Do you pay national insurance on rental income?
You won’t usually need to pay National Insurance contributions on rental income, since it's treated as ‘unearned’ income. However, Class 2 National Insurance may apply if letting property is treated as running a business.
Do you need to file a Self Assessment tax return for rental income?
You typically need to file a Self Assessment tax return if your rental income is £10,000 or more before allowable expenses, or between £2,500 and £9,999 after allowable expenses.
What happens if rental income isn’t declared to HMRC?
If rental income isn’t declared, HMRC may charge interest and penalties on unpaid tax. If you have undeclared rental income, you may be able to disclose it through HMRC’s Let Property Campaign.
Can rental income push a landlord into a higher tax bracket?

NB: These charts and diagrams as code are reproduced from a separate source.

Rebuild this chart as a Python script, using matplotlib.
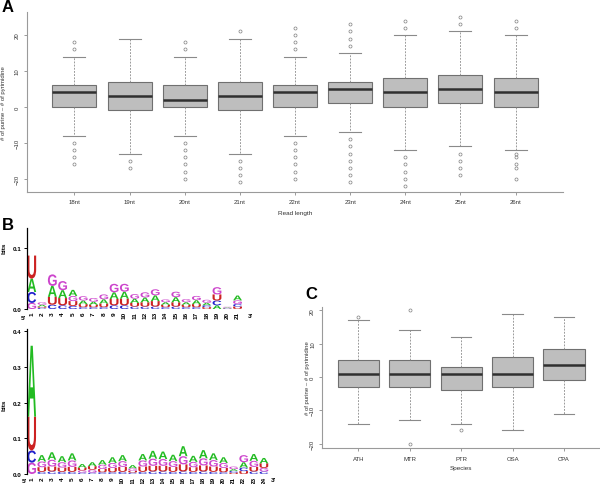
import matplotlib
matplotlib.use('Agg')
import matplotlib.pyplot as plt
from matplotlib.textpath import TextPath
from matplotlib.patches import PathPatch
from matplotlib.font_manager import FontProperties
from matplotlib.transforms import Affine2D

plt.rcParams['font.family'] = ['Liberation Sans', 'DejaVu Sans']

# ---------------- Panel A data ----------------
a_labels = ['18nt', '19nt', '20nt', '21nt', '22nt', '23nt', '24nt', '25nt', '26nt']
a_q1 = [0, -1, 0, -1, 0, 1, 0, 1, 0]
a_med = [4, 3, 2, 3, 4, 5, 4, 5, 4]
a_q3 = [6, 7, 6, 7, 6, 7, 8, 9, 8]
a_whislo = [-8, -13, -8, -13, -8, -7, -12, -11, -12]
a_whishi = [14, 19, 14, 19, 14, 15, 20, 21, 20]
a_fliers = [
    [18, 16, -10, -12, -14, -16],
    [-15, -17],
    [18, 16, -10, -12, -14, -16, -18, -20],
    [21, -15, -17, -19, -21],
    [22, 20, 18, 16, -10, -12, -14, -16, -18, -20],
    [23, 21, 19, 17, -9, -11, -13, -15, -17, -19, -21],
    [24, 22, -14, -16, -18, -20, -22],
    [25, 23, -13, -15, -17, -19],
    [24, 22, -13, -14, -16, -17, -20],
]

# ---------------- Panel C data ----------------
c_labels = ['ATH', 'MTR', 'PTR', 'OSA', 'CPA']
c_q1 = [-3, -3, -4, -3, -1]
c_med = [1, 1, 1, 1, 3.5]
c_q3 = [5, 5, 3, 6, 8.5]
c_whislo = [-14, -13, -14, -16, -11]
c_whishi = [17, 14, 12, 19, 18]
c_fliers = [[18], [20, -20], [-16], [], []]

# ---------------- Panel B data (bits per letter) ----------------
top_A = [0.022, 0.003, 0.018, 0.013, 0.010, 0.006, 0.005, 0.007, 0.011, 0.0115, 0.007,
         0.008, 0.0095, 0.0042, 0.0085, 0.0042, 0.0065, 0.004, 0.006, 0.001, 0.008]
top_C = [0.018, 0.002, 0.007, 0.006, 0.005, 0.003, 0.003, 0.003, 0.006, 0.006, 0.004,
         0.004, 0.004, 0.003, 0.004, 0.003, 0.003, 0.0032, 0.008, 0.0008, 0.0042]
top_G = [0.010, 0.004, 0.019, 0.015, 0.0085, 0.007, 0.006, 0.008, 0.014, 0.013, 0.0075,
         0.0085, 0.010, 0.0045, 0.009, 0.005, 0.007, 0.005, 0.012, 0.0012, 0.006]
top_U = [0.038, 0.002, 0.013, 0.012, 0.008, 0.005, 0.004, 0.006, 0.0105, 0.011, 0.006,
         0.007, 0.009, 0.004, 0.007, 0.004, 0.005, 0.003, 0.010, 0.0006, 0.004]

bot_A = [0.199, 0.018, 0.021, 0.017, 0.020, 0.010, 0.011, 0.013, 0.016, 0.017, 0.009, 0.018,
         0.022, 0.021, 0.018, 0.028, 0.017, 0.023, 0.019, 0.016, 0.005, 0.015, 0.019, 0.015]
bot_C = [0.034, 0.006, 0.007, 0.006, 0.006, 0.004, 0.004, 0.005, 0.005, 0.006, 0.004, 0.006,
         0.007, 0.007, 0.006, 0.007, 0.006, 0.007, 0.006, 0.005, 0.0048, 0.010, 0.007, 0.007]
bot_G = [0.032, 0.016, 0.019, 0.015, 0.018, 0.006, 0.008, 0.012, 0.014, 0.016, 0.007, 0.017,
         0.020, 0.019, 0.016, 0.023, 0.015, 0.020, 0.018, 0.014, 0.007, 0.020, 0.017, 0.010]
bot_U = [0.095, 0.013, 0.014, 0.012, 0.014, 0.008, 0.010, 0.009, 0.012, 0.014, 0.005, 0.015,
         0.016, 0.016, 0.014, 0.020, 0.013, 0.017, 0.015, 0.012, 0.004, 0.008, 0.013, 0.013]

letter_colors = {'A': '#22BB22', 'C': '#2222CC', 'G': '#CC44CC', 'U': '#CC2222'}

W, H = 600, 485
fig = plt.figure(figsize=(6, 4.85), dpi=100)
fig.patch.set_facecolor('white')


def rect(l, t, r, b):
    return [l / W, 1 - b / H, (r - l) / W, (b - t) / H]


def ftext(x, y, s, **kw):
    fig.text(x / W, 1 - y / H, s, **kw)


def boxpanel(ax, labels, q1, med, q3, lo, hi, fliers):
    stats = []
    for i in range(len(labels)):
        stats.append(dict(q1=q1[i], med=med[i], q3=q3[i], whislo=lo[i], whishi=hi[i],
                          fliers=fliers[i], label=labels[i]))
    ax.bxp(stats, widths=0.8, capwidths=0.4, patch_artist=True,
           boxprops=dict(facecolor='#BEBEBE', edgecolor='#707070', linewidth=0.8),
           medianprops=dict(color='#303030', linewidth=1.8),
           whiskerprops=dict(color='#8A8A8A', linestyle=(0, (2.2, 1.6)), linewidth=0.6),
           capprops=dict(color='#8A8A8A', linewidth=0.8),
           flierprops=dict(marker='o', markersize=2.2, markerfacecolor='none',
                           markeredgecolor='#808080', markeredgewidth=0.5))
    for s in ['top', 'right']:
        ax.spines[s].set_visible(False)
    for s in ['left', 'bottom']:
        ax.spines[s].set_color('#9A9A9A')
        ax.spines[s].set_linewidth(0.8)
    ax.tick_params(axis='both', length=2.2, width=0.6, color='#8A8A8A', labelsize=4.3,
                   labelcolor='#333333', pad=3)


# ---------------- Panel A ----------------
axA = fig.add_axes(rect(27, 13, 563, 193))
boxpanel(axA, a_labels, a_q1, a_med, a_q3, a_whislo, a_whishi, a_fliers)
axA.set_xlim(0.14, 9.86)
axA.set_ylim(-23.7, 26.4)
axA.set_yticks([-20, -10, 0, 10, 20])
for t in axA.get_yticklabels():
    t.set_rotation(90)
    t.set_va('center')
ftext(295, 214, 'Read length', fontsize=4.6, color='#333333', ha='center', va='center')
ftext(4, 103, '# of purine \u2013 # of pyrimidine', fontsize=4.3, color='#333333',
      ha='center', va='center', rotation=90)
ftext(2, 8, 'A', fontsize=12, weight='bold', ha='left', va='center')

# ---------------- Panel C ----------------
axC = fig.add_axes(rect(322.3, 307.7, 600, 449.3))
boxpanel(axC, c_labels, c_q1, c_med, c_q3, c_whislo, c_whishi, c_fliers)
axC.set_xlim(0.3, 5.7)
axC.set_ylim(-21.4, 21.1)
axC.set_yticks([-20, -10, 0, 10, 20])
for t in axC.get_yticklabels():
    t.set_rotation(90)
    t.set_va('center')
ftext(461, 469, 'Species', fontsize=4.6, color='#333333', ha='center', va='center')
ftext(307, 378, '# of purine \u2013 # of pyrimidine', fontsize=4.3, color='#333333',
      ha='center', va='center', rotation=90)
ftext(305, 295, 'C', fontsize=12, weight='bold', ha='left', va='center')

# ---------------- Panel B logos ----------------
fp = FontProperties(family=['Liberation Sans', 'DejaVu Sans'], weight='bold')
glyphs = {}
for L in 'ACGU':
    p = TextPath((0, 0), L, size=1, prop=fp)
    glyphs[L] = (p, p.get_extents())


def draw_letter(ax, L, x, y0, h, w=0.86):
    p, ext = glyphs[L]
    tr = (Affine2D().translate(-ext.x0, -ext.y0)
          .scale(w / ext.width, h / ext.height)
          .translate(x - w / 2, y0))
    ax.add_patch(PathPatch(tr.transform_path(p), facecolor=letter_colors[L],
                           edgecolor='none', lw=0))


def logo(ax, A, C, G, U, ymax, yticks):
    n = len(A)
    for i in range(n):
        vals = [('C', C[i]), ('U', U[i]), ('G', G[i]), ('A', A[i])]
        vals = sorted(vals, key=lambda t: t[1])
        y = 0.0
        for L, v in vals:
            draw_letter(ax, L, i + 1, y, v)
            y += v
    ax.set_ylim(0, ymax)
    for s in ['top', 'right', 'bottom']:
        ax.spines[s].set_visible(False)
    ax.spines['left'].set_linewidth(0.9)
    ax.set_yticks(yticks)
    ax.set_yticklabels(['%.1f' % t for t in yticks], fontsize=4.5, weight='bold')
    ax.set_xticks(range(1, n + 1))
    ax.set_xticklabels([str(k) for k in range(1, n + 1)], rotation=90, fontsize=4.6,
                       weight='bold')
    ax.tick_params(axis='y', length=2.5, width=0.7, pad=1.5)
    ax.tick_params(axis='x', length=0, pad=1.5)


axB1 = fig.add_axes(rect(27, 229, 253, 310))
logo(axB1, top_A, top_C, top_G, top_U, 0.1334, [0.0, 0.1])
axB1.set_xlim(0.54, 22.5)
ftext(23, 318, "5'", fontsize=4.6, weight='bold', ha='center', va='center')
ftext(250, 317, "3'", fontsize=4.6, weight='bold', ha='center', va='center')
ftext(4, 248, 'bits', fontsize=4.6, weight='bold', rotation=90, ha='center', va='center')
ftext(2, 225, 'B', fontsize=12, weight='bold', ha='left', va='center')

axB2 = fig.add_axes(rect(27, 330, 274, 475))
logo(axB2, bot_A, bot_C, bot_G, bot_U, 0.407, [0.0, 0.1, 0.2, 0.3, 0.4])
axB2.set_xlim(0.535, 25.0)
ftext(24, 482, "5'", fontsize=4.6, weight='bold', ha='center', va='center')
ftext(273, 481, "3'", fontsize=4.6, weight='bold', ha='center', va='center')
ftext(4, 405, 'bits', fontsize=4.6, weight='bold', rotation=90, ha='center', va='center')

fig.savefig('out.png', dpi=100, facecolor='white')
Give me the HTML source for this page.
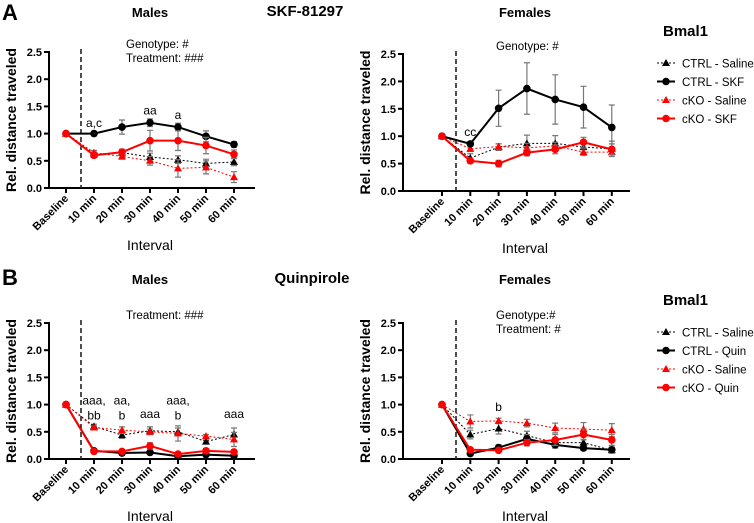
<!DOCTYPE html>
<html><head><meta charset="utf-8"><style>
body{margin:0;background:#fff;}
svg{display:block;font-family:"Liberation Sans",Arial,sans-serif;}
</style></head><body>
<svg id="fig" width="754" height="523" viewBox="0 0 754 523"></svg>
<script>
const categories=["Baseline","10 min","20 min","30 min","40 min","50 min","60 min"];
const yTicks=[0,0.5,1.0,1.5,2.0,2.5];
const yTickLabels=["0.0","0.5","1.0","1.5","2.0","2.5"];
// Panel A males
const aM_ctrlSal=[1,0.62,0.65,0.57,0.52,0.45,0.48];
const aM_ctrlSalErr=[0,0.04,0.06,0.07,0.07,0.08,0.07];
const aM_ctrlDrug=[1,1.0,1.12,1.2,1.12,0.95,0.8];
const aM_ctrlDrugErr=[0,0.04,0.13,0.07,0.07,0.1,0.05];
const aM_koSal=[1,0.65,0.58,0.5,0.36,0.38,0.2];
const aM_koSalErr=[0,0.04,0.05,0.08,0.16,0.12,0.1];
const aM_koDrug=[1,0.6,0.66,0.87,0.87,0.78,0.62];
const aM_koDrugErr=[0,0.04,0.05,0.19,0.18,0.15,0.08];
// Panel A females
const aF_ctrlSal=[1,0.6,0.8,0.87,0.87,0.8,0.77];
const aF_ctrlSalErr=[0,0.08,0.06,0.15,0.14,0.1,0.14];
const aF_ctrlDrug=[1,0.86,1.51,1.87,1.67,1.53,1.16];
const aF_ctrlDrugErr=[0,0.03,0.33,0.47,0.45,0.38,0.41];
const aF_koSal=[1,0.77,0.81,0.79,0.82,0.71,0.71];
const aF_koSalErr=[0,0.05,0.05,0.08,0.07,0.06,0.05];
const aF_koDrug=[1,0.55,0.5,0.7,0.76,0.89,0.76];
const aF_koDrugErr=[0,0.04,0.06,0.06,0.08,0.09,0.1];
// Panel B males
const bM_ctrlSal=[1,0.6,0.44,0.52,0.5,0.32,0.45];
const bM_ctrlSalErr=[0,0.04,0.06,0.07,0.07,0.03,0.12];
const bM_ctrlDrug=[1,0.15,0.11,0.12,0.05,0.08,0.06];
const bM_ctrlDrugErr=[0,0.02,0.02,0.02,0.02,0.02,0.02];
const bM_koSal=[1,0.58,0.53,0.5,0.47,0.42,0.36];
const bM_koSalErr=[0,0.03,0.06,0.05,0.14,0.03,0.13];
const bM_koDrug=[1,0.14,0.14,0.24,0.09,0.15,0.13];
const bM_koDrugErr=[0,0.02,0.03,0.06,0.02,0.04,0.04];
// Panel B females
const bF_ctrlSal=[1,0.45,0.56,0.43,0.3,0.3,0.16];
const bF_ctrlSalErr=[0,0.08,0.1,0.08,0.06,0.06,0.05];
const bF_ctrlDrug=[1,0.1,0.21,0.37,0.26,0.2,0.17];
const bF_ctrlDrugErr=[0,0.03,0.05,0.08,0.06,0.04,0.05];
const bF_koSal=[1,0.69,0.7,0.66,0.57,0.55,0.53];
const bF_koSalErr=[0,0.12,0.05,0.07,0.09,0.12,0.12];
const bF_koDrug=[1,0.17,0.16,0.3,0.35,0.45,0.35];
const bF_koDrugErr=[0,0.04,0.04,0.06,0.1,0.1,0.1];

const NS="http://www.w3.org/2000/svg";
const svg=document.getElementById('fig');
function el(tag,attrs,parent,text){const e=document.createElementNS(NS,tag);for(const k in attrs)e.setAttribute(k,attrs[k]);if(text!==undefined)e.textContent=text;(parent||svg).appendChild(e);return e;}

function panel(o){
  const g=el('g',{});
  
  
  const x=i=>o.x0+i*o.dx;
  const y=v=>o.y0-(v/2.5)*(o.y0-o.y25);
  const ax=el('path',{d:`M${o.ax} ${o.y25-1}V${o.y0}H${o.axEnd}`,stroke:'#000','stroke-width':2,fill:'none'},g);
  
  
  yTicks.forEach((t,i)=>{
    el('line',{x1:o.ax-5,x2:o.ax,y1:y(t),y2:y(t),stroke:'#000','stroke-width':2},g);
    const tl=el('text',{x:o.ax-7,y:y(t)+4,'text-anchor':'end','font-size':11,'font-weight':'bold'},g,yTickLabels[i]);
    
    
  });
  categories.forEach((c,i)=>{
    el('line',{x1:x(i),x2:x(i),y1:o.y0,y2:o.y0+5,stroke:'#000','stroke-width':2},g);
    const tl=el('text',{x:x(i)+3,y:o.y0+11,'text-anchor':'end','font-size':11,'font-weight':'bold',transform:`rotate(-45 ${x(i)+3} ${o.y0+11})`},g,c);
    
    
  });
  const yl=el('text',{x:0,y:0,'text-anchor':'middle','font-size':14,'font-weight':'bold',transform:`translate(${o.ax-33} ${(o.y0+o.y25)/2}) rotate(-90)`},g,'Rel. distance traveled');
  
  
  const xl=el('text',{x:o.xlabX,y:o.y0+62,'text-anchor':'middle','font-size':14},g,'Interval');
  
  
  const dl=el('line',{x1:o.dash,x2:o.dash,y1:o.y25-3,y2:o.y0,stroke:'#222','stroke-width':1.6,'stroke-dasharray':'5,3'},g);
  
  
  const sers=[
    {v:o.s[0],e:o.e[0],c:'#000',dash:'2,2',w:1,tri:true,n:'series-ctrl-saline'},
    {v:o.s[2],e:o.e[2],c:'#f00',dash:'2,2',w:1,tri:true,n:'series-cko-saline'},
    {v:o.s[1],e:o.e[1],c:'#000',dash:null,w:2,tri:false,n:'series-ctrl-drug'},
    {v:o.s[3],e:o.e[3],c:'#f00',dash:null,w:2,tri:false,n:'series-cko-drug'}];
  sers.forEach(s=>{
    const sg=el('g',{},g);
    
    
    s.v.forEach((v,i)=>{
      if(s.e[i]>0){
        const t=y(v+s.e[i]),b=y(v-s.e[i]);
        el('path',{d:`M${x(i)} ${t}V${b}M${x(i)-3} ${t}H${x(i)+3}M${x(i)-3} ${b}H${x(i)+3}`,stroke:'#777','stroke-width':1.2,fill:'none'},sg);
      }
    });
    const pl=el('polyline',{points:s.v.map((v,i)=>x(i)+','+y(v)).join(' '),stroke:s.c,'stroke-width':s.w,fill:'none'},sg);
    if(s.dash)pl.setAttribute('stroke-dasharray',s.dash);
    s.v.forEach((v,i)=>{
      let m;
      if(s.tri) m=el('path',{d:`M${x(i)} ${y(v)-4}L${x(i)+4} ${y(v)+3}L${x(i)-4} ${y(v)+3}Z`,fill:s.c},sg);
      else m=el('circle',{cx:x(i),cy:y(v),r:3.8,fill:s.c},sg);
      
      
    });
  });
  o.ann.forEach(a=>{
    a.t.forEach((line,k)=>{
      const t=el('text',{x:x(a.i),y:y(a.v)+k*15,'text-anchor':'middle','font-size':12},g,line);
      
      
    });
  });
  o.stats.forEach((s,k)=>{
    const t=el('text',{x:o.statX,y:o.statY+k*14,'font-size':11.5},g,s);
    
    
  });
}
function txt(x,y,s,size,bold,anchor,name){const t=el('text',{x:x,y:y,'font-size':size,'font-weight':bold?'bold':'normal','text-anchor':anchor||'start'},svg,s);
  
  return t;}
function legend(x,y,names,title){
  const g=el('g',{});
  
  
  const t=el('text',{x:x+3,y:y-27,'font-size':15,'font-weight':'bold'},g,title);
  
  
  const st=[{c:'#000',tri:true},{c:'#000',tri:false},{c:'#f00',tri:true},{c:'#f00',tri:false}];
  names.forEach((n,i)=>{
    const yy=y+i*18.5, s=st[i];
    const eg=el('g',{},g);
    
    
    const l=el('line',{x1:x-3,x2:x+15,y1:yy,y2:yy,stroke:s.c,'stroke-width':s.tri?1:2},eg);
    if(s.tri)l.setAttribute('stroke-dasharray','2,2');
    if(s.tri)el('path',{d:`M${x+6} ${yy-4}L${x+10} ${yy+3}L${x+2} ${yy+3}Z`,fill:s.c},eg);
    else el('circle',{cx:x+6,cy:yy,r:3.8,fill:s.c},eg);
    el('text',{x:x+22,y:yy+4.5,'font-size':11.5},eg,n);
  });
}
txt(2,20,'A',22,true,'start','panel-label-a');
txt(2,285,'B',22,true,'start','panel-label-b');
txt(150,17,'Males',13,true,'middle','title-males-a');
txt(305,16,'SKF-81297',15,true,'middle','title-skf');
txt(525,17,'Females',13,true,'middle','title-females-a');
txt(150,284,'Males',13,true,'middle','title-males-b');
txt(312,283,'Quinpirole',15,true,'middle','title-quinpirole');
txt(525,284,'Females',13,true,'middle','title-females-b');

panel({name:'chart-a-males',ax:49,axEnd:255,x0:66,dx:28,y0:188,y25:52,dash:81,xlabX:150,
  s:[aM_ctrlSal,aM_ctrlDrug,aM_koSal,aM_koDrug],e:[aM_ctrlSalErr,aM_ctrlDrugErr,aM_koSalErr,aM_koDrugErr],
  ann:[{i:1,v:1.12,t:['a,c']},{i:3,v:1.35,t:['aa']},{i:4,v:1.27,t:['a']}],
  stats:['Genotype: #','Treatment: ###'],statX:126,statY:48});
panel({name:'chart-a-females',ax:403,axEnd:630,x0:442,dx:28.3,y0:191,y25:54,dash:456,xlabX:525,
  s:[aF_ctrlSal,aF_ctrlDrug,aF_koSal,aF_koDrug],e:[aF_ctrlSalErr,aF_ctrlDrugErr,aF_koSalErr,aF_koDrugErr],
  ann:[{i:1,v:1.0,t:['cc']}],
  stats:['Genotype: #'],statX:496,statY:50});
panel({name:'chart-b-males',ax:49,axEnd:255,x0:66,dx:28,y0:459,y25:323,dash:81,xlabX:150,
  s:[bM_ctrlSal,bM_ctrlDrug,bM_koSal,bM_koDrug],e:[bM_ctrlSalErr,bM_ctrlDrugErr,bM_koSalErr,bM_koDrugErr],
  ann:[{i:1,v:1.0,t:['aaa,','bb']},{i:2,v:1.0,t:['aa,','b']},{i:3,v:0.75,t:['aaa']},{i:4,v:1.0,t:['aaa,','b']},{i:6,v:0.75,t:['aaa']}],
  stats:['Treatment: ###'],statX:126,statY:319});
panel({name:'chart-b-females',ax:403,axEnd:630,x0:442,dx:28.3,y0:459,y25:323,dash:456,xlabX:525,
  s:[bF_ctrlSal,bF_ctrlDrug,bF_koSal,bF_koDrug],e:[bF_ctrlSalErr,bF_ctrlDrugErr,bF_koSalErr,bF_koDrugErr],
  ann:[{i:2,v:0.88,t:['b']}],
  stats:['Genotype:#','Treatment: #'],statX:496,statY:319});
legend(660,63,['CTRL - Saline','CTRL - SKF','cKO - Saline','cKO - SKF'],'Bmal1');
legend(660,332,['CTRL - Saline','CTRL - Quin','cKO - Saline','cKO - Quin'],'Bmal1');
</script>
</body></html>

Yes, rental income is added to other income when working out which tax band applies, so it can push you into a higher band. Claiming allowable expenses can reduce taxable rental profit and may help keep total taxable income within a lower band.
How is rental income taxed on a jointly owned property?
For spouses and civil partners, rental profits are usually split 50:50 by default. If ownership shares are different and landlords want the tax split to reflect those shares, it may be possible to declare the actual beneficial interests to HMRC (for example, using Form 17).
When is the deadline to register for Self Assessment for rental income?
You generally need to register for Self Assessment by 5th October after the end of the tax year in which the rental income was received.